Directive: Copy each line exactly. Drop every picture.

Recorded information:
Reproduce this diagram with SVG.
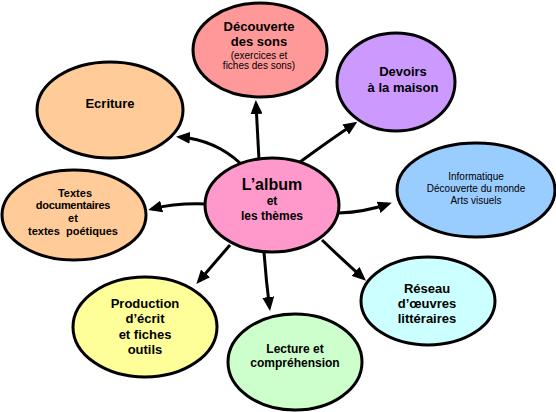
<svg xmlns="http://www.w3.org/2000/svg" width="556" height="412" viewBox="0 0 556 412">
<style>
  .node ellipse { stroke: #000; stroke-width: 3; }
  .b { font-family: "Liberation Sans", Arial, sans-serif; font-weight: bold; text-anchor: middle; fill: #000; }
  .r { font-family: "Liberation Sans", Arial, sans-serif; font-weight: normal; text-anchor: middle; fill: #000; font-size: 10px; }
  .conn path { fill: none; stroke: #000; stroke-width: 3; marker-end: url(#ah); }
</style>
<defs>
  <marker id="ah" markerUnits="userSpaceOnUse" markerWidth="14" markerHeight="12" refX="10" refY="6" orient="auto">
    <path d="M0,0 L14,6 L0,12 z" fill="#000"/>
  </marker>
</defs>
<rect width="556" height="412" fill="#fff"/>
<g id="connectors" class="conn">
  <path d="M259 160 L256 104"/>
  <path d="M240 163 Q215 140 180 137"/>
  <path d="M300 162 Q330 140 354 124"/>
  <path d="M339 213 Q365 212 388 204"/>
  <path d="M206 204 Q175 203 152 209"/>
  <path d="M230 245 L199 281"/>
  <path d="M264 252 Q266 280 269.5 307"/>
  <path d="M322 240 Q345 262 363 278"/>
</g>
<g id="decouverte" class="node">
  <ellipse cx="260" cy="50" rx="67" ry="47" fill="#FF9999"/>
  <text class="b" x="259" y="31" font-size="13">Découverte</text>
  <text class="b" x="259" y="46" font-size="13">des sons</text>
  <text class="r" x="259" y="59">(exercices et</text>
  <text class="r" x="259" y="69">fiches des sons)</text>
</g>
<g id="devoirs" class="node">
  <ellipse cx="396" cy="82" rx="59" ry="49" fill="#CC99FF"/>
  <text class="b" x="403" y="76" font-size="13">Devoirs</text>
  <text class="b" x="403" y="92" font-size="13">à la maison</text>
</g>
<g id="ecriture" class="node">
  <ellipse cx="110" cy="110" rx="73" ry="48" fill="#FFCC99"/>
  <text class="b" x="110" y="108" font-size="13">Ecriture</text>
</g>
<g id="informatique" class="node">
  <ellipse cx="476" cy="190" rx="79" ry="47" fill="#99CCFF"/>
  <text class="r" x="476" y="180">Informatique</text>
  <text class="r" x="476" y="192">Découverte du monde</text>
  <text class="r" x="476" y="204">Arts visuels</text>
</g>
<g id="textes" class="node">
  <ellipse cx="74" cy="215" rx="72" ry="45" fill="#FFCC99"/>
  <text class="b" x="75" y="197" font-size="11">Textes</text>
  <text class="b" x="73" y="209" font-size="11" letter-spacing="-0.3">documentaires</text>
  <text class="b" x="73" y="222" font-size="11">et</text>
  <text class="b" x="73" y="235" font-size="11" xml:space="preserve">textes  poétiques</text>
</g>
<g id="album" class="node">
  <ellipse cx="272" cy="205" rx="67" ry="47" fill="#FF99CC"/>
  <text class="b" x="272" y="190" font-size="16">L’album</text>
  <text class="b" x="272" y="205" font-size="12">et</text>
  <text class="b" x="272" y="220" font-size="12">les thèmes</text>
</g>
<g id="production" class="node">
  <ellipse cx="145" cy="327" rx="72" ry="50" fill="#FFFF99"/>
  <text class="b" x="145" y="308" font-size="13">Production</text>
  <text class="b" x="145" y="323" font-size="13">d’écrit</text>
  <text class="b" x="145" y="339" font-size="13">et fiches</text>
  <text class="b" x="145" y="354" font-size="13">outils</text>
</g>
<g id="lecture" class="node">
  <ellipse cx="295" cy="362" rx="67" ry="48" fill="#CCFFCC"/>
  <text class="b" x="295" y="353" font-size="12">Lecture et</text>
  <text class="b" x="295" y="367" font-size="12">compréhension</text>
</g>
<g id="reseau" class="node">
  <ellipse cx="428" cy="301" rx="67" ry="44" fill="#CCFFFF"/>
  <text class="b" x="427" y="293" font-size="13">Réseau</text>
  <text class="b" x="427" y="308" font-size="13">d’œuvres</text>
  <text class="b" x="427" y="323" font-size="13">littéraires</text>
</g>
</svg>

Full output:
Reproduce this diagram with SVG.
<svg xmlns="http://www.w3.org/2000/svg" width="556" height="412" viewBox="0 0 556 412">
<style>
  .node ellipse { stroke: #000; stroke-width: 3; }
  .b { font-family: "Liberation Sans", Arial, sans-serif; font-weight: bold; text-anchor: middle; fill: #000; }
  .r { font-family: "Liberation Sans", Arial, sans-serif; font-weight: normal; text-anchor: middle; fill: #000; font-size: 10px; }
  .conn path { fill: none; stroke: #000; stroke-width: 3; marker-end: url(#ah); }
</style>
<defs>
  <marker id="ah" markerUnits="userSpaceOnUse" markerWidth="14" markerHeight="12" refX="10" refY="6" orient="auto">
    <path d="M0,0 L14,6 L0,12 z" fill="#000"/>
  </marker>
</defs>
<rect width="556" height="412" fill="#fff"/>
<g id="connectors" class="conn">
  <path d="M259 160 L256 104"/>
  <path d="M240 163 Q215 140 180 137"/>
  <path d="M300 162 Q330 140 354 124"/>
  <path d="M339 213 Q365 212 388 204"/>
  <path d="M206 204 Q175 203 152 209"/>
  <path d="M230 245 L199 281"/>
  <path d="M264 252 Q266 280 269.5 307"/>
  <path d="M322 240 Q345 262 363 278"/>
</g>
<g id="decouverte" class="node">
  <ellipse cx="260" cy="50" rx="67" ry="47" fill="#FF9999"/>
  <text class="b" x="259" y="31" font-size="13">Découverte</text>
  <text class="b" x="259" y="46" font-size="13">des sons</text>
  <text class="r" x="259" y="59">(exercices et</text>
  <text class="r" x="259" y="69">fiches des sons)</text>
</g>
<g id="devoirs" class="node">
  <ellipse cx="396" cy="82" rx="59" ry="49" fill="#CC99FF"/>
  <text class="b" x="403" y="76" font-size="13">Devoirs</text>
  <text class="b" x="403" y="92" font-size="13">à la maison</text>
</g>
<g id="ecriture" class="node">
  <ellipse cx="110" cy="110" rx="73" ry="48" fill="#FFCC99"/>
  <text class="b" x="110" y="108" font-size="13">Ecriture</text>
</g>
<g id="informatique" class="node">
  <ellipse cx="476" cy="190" rx="79" ry="47" fill="#99CCFF"/>
  <text class="r" x="476" y="180">Informatique</text>
  <text class="r" x="476" y="192">Découverte du monde</text>
  <text class="r" x="476" y="204">Arts visuels</text>
</g>
<g id="textes" class="node">
  <ellipse cx="74" cy="215" rx="72" ry="45" fill="#FFCC99"/>
  <text class="b" x="75" y="197" font-size="11">Textes</text>
  <text class="b" x="73" y="209" font-size="11" letter-spacing="-0.3">documentaires</text>
  <text class="b" x="73" y="222" font-size="11">et</text>
  <text class="b" x="73" y="235" font-size="11" xml:space="preserve">textes  poétiques</text>
</g>
<g id="album" class="node">
  <ellipse cx="272" cy="205" rx="67" ry="47" fill="#FF99CC"/>
  <text class="b" x="272" y="190" font-size="16">L’album</text>
  <text class="b" x="272" y="205" font-size="12">et</text>
  <text class="b" x="272" y="220" font-size="12">les thèmes</text>
</g>
<g id="production" class="node">
  <ellipse cx="145" cy="327" rx="72" ry="50" fill="#FFFF99"/>
  <text class="b" x="145" y="308" font-size="13">Production</text>
  <text class="b" x="145" y="323" font-size="13">d’écrit</text>
  <text class="b" x="145" y="339" font-size="13">et fiches</text>
  <text class="b" x="145" y="354" font-size="13">outils</text>
</g>
<g id="lecture" class="node">
  <ellipse cx="295" cy="362" rx="67" ry="48" fill="#CCFFCC"/>
  <text class="b" x="295" y="353" font-size="12">Lecture et</text>
  <text class="b" x="295" y="367" font-size="12">compréhension</text>
</g>
<g id="reseau" class="node">
  <ellipse cx="428" cy="301" rx="67" ry="44" fill="#CCFFFF"/>
  <text class="b" x="427" y="293" font-size="13">Réseau</text>
  <text class="b" x="427" y="308" font-size="13">d’œuvres</text>
  <text class="b" x="427" y="323" font-size="13">littéraires</text>
</g>
</svg>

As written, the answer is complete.